YOUR TASK: Look through the records below, count the lines with the word "this", and reply with only the number.

AVAILABLE RECORDS:
+ + + + + + +
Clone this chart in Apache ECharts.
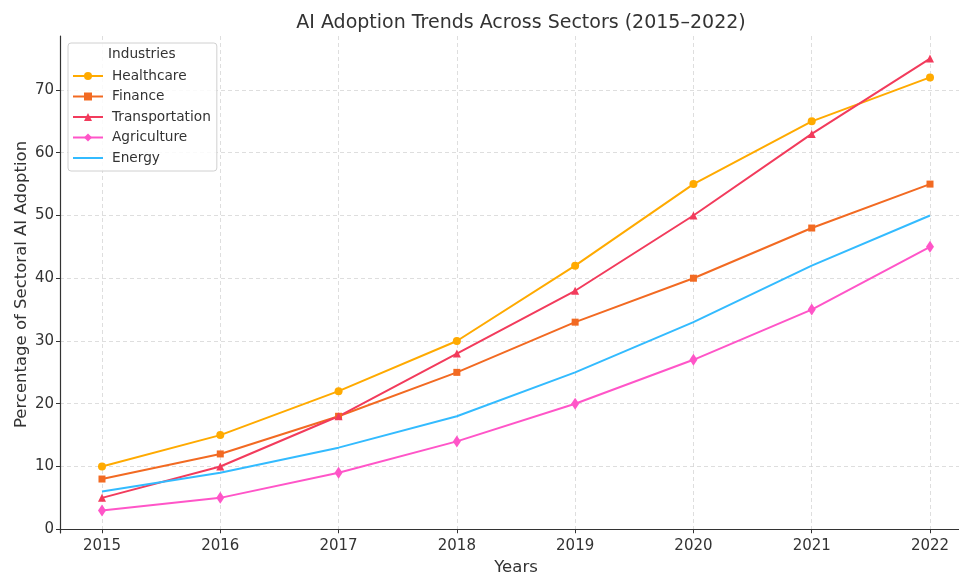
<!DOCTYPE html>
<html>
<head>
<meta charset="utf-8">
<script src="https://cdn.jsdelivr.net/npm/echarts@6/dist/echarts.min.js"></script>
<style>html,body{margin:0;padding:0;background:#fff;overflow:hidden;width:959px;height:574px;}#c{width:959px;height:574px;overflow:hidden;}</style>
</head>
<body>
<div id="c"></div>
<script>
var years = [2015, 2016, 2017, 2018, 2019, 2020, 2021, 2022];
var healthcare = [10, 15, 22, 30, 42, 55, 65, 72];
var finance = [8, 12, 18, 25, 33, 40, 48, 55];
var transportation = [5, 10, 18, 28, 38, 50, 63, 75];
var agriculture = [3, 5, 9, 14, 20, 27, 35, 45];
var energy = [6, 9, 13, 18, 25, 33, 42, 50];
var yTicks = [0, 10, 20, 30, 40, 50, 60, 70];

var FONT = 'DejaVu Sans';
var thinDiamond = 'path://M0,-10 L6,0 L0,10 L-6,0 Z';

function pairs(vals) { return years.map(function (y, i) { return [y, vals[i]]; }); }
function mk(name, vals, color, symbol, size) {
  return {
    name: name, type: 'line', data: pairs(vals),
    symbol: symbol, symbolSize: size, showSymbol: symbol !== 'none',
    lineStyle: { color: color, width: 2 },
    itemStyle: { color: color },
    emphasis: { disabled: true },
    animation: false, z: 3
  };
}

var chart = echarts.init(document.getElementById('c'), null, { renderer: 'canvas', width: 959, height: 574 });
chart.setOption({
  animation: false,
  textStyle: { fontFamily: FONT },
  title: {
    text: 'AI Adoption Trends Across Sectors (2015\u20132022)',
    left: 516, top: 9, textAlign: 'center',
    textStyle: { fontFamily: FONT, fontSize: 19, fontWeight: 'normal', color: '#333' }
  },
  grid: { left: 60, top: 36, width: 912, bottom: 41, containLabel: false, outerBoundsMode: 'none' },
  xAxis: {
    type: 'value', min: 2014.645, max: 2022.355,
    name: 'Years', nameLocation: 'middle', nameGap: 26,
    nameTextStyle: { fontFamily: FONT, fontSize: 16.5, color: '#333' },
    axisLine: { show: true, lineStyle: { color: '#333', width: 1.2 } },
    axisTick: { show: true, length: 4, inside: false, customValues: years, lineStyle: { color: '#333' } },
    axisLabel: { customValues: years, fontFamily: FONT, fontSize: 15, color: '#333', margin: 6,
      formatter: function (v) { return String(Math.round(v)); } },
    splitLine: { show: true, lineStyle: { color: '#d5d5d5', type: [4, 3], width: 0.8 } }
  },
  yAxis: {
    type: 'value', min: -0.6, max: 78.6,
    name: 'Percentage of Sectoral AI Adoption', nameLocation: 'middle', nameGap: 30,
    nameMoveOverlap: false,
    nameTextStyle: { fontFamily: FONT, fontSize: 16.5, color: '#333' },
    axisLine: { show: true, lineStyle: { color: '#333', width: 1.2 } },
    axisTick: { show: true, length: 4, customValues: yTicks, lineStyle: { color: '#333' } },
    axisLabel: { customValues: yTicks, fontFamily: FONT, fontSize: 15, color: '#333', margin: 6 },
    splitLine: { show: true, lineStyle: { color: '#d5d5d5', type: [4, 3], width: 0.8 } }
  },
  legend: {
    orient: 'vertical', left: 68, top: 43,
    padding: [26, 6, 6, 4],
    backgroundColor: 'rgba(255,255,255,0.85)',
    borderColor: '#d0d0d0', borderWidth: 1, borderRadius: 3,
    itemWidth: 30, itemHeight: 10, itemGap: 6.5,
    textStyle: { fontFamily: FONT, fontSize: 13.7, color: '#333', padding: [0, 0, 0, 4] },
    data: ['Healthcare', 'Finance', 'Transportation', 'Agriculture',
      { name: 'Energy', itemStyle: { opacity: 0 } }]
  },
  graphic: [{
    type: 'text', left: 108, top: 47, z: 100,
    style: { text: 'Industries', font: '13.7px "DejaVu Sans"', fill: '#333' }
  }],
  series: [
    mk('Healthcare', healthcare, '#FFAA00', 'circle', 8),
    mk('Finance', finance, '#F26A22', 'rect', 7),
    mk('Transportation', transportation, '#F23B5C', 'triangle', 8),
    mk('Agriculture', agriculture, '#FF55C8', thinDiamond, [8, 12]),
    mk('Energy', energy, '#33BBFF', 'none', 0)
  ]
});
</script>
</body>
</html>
+ + + + + + +
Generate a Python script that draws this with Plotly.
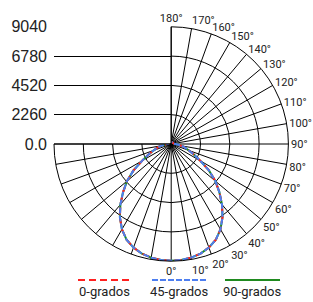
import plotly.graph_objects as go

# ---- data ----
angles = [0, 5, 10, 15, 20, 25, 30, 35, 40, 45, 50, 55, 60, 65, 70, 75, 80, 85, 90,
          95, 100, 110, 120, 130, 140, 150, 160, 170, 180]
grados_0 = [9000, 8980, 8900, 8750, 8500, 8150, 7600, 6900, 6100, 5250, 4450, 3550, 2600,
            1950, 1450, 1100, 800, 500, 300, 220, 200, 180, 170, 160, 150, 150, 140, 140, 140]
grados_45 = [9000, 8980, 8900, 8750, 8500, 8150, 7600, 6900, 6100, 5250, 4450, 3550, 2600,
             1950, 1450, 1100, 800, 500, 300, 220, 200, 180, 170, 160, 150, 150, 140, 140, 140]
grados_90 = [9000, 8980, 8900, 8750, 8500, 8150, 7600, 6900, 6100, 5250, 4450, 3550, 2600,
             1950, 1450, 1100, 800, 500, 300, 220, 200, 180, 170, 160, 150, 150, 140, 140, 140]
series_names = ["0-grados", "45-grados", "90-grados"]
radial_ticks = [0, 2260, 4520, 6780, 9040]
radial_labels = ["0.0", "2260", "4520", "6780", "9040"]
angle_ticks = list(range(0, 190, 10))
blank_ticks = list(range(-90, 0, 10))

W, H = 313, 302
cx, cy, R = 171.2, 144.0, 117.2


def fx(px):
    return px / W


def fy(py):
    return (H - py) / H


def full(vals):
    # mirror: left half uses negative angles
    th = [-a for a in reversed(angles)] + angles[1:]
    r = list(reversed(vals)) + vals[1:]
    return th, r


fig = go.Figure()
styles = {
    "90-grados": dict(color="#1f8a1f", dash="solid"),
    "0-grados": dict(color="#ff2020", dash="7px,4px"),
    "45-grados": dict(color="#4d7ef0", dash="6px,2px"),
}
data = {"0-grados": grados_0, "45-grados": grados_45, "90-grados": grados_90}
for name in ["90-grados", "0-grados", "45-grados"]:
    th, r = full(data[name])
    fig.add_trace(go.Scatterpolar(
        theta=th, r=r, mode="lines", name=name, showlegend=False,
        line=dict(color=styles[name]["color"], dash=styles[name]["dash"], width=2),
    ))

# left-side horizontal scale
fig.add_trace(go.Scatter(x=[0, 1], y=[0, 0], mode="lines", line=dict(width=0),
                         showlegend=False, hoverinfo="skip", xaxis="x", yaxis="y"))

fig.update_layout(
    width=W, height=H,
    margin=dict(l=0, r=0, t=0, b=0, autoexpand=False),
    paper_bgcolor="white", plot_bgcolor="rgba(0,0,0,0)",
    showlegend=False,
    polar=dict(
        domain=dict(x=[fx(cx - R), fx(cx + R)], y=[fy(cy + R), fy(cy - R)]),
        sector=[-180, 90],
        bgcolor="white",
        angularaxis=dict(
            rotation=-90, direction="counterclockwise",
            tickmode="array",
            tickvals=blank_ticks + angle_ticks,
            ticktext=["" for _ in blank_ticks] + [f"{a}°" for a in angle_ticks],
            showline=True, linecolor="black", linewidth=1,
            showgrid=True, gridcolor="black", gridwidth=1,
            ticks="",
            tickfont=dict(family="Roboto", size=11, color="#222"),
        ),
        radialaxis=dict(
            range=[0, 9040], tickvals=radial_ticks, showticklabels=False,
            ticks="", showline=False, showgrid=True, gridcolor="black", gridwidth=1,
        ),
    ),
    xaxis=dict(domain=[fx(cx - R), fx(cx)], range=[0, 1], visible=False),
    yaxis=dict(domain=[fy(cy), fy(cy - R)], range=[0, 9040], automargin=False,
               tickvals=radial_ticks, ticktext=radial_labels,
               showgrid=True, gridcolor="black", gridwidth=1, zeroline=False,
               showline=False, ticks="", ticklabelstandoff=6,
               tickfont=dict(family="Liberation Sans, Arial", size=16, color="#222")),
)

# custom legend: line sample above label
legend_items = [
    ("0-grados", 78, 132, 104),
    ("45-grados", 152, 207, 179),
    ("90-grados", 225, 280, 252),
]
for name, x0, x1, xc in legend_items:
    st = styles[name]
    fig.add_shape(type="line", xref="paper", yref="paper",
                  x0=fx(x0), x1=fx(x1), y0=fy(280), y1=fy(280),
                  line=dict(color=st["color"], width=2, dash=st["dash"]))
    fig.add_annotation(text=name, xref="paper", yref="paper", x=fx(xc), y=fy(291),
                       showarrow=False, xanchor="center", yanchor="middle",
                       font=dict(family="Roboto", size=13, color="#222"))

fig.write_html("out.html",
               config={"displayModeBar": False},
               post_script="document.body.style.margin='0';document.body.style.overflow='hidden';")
+ + + + + + +
EXERCISE OUTPUT: 2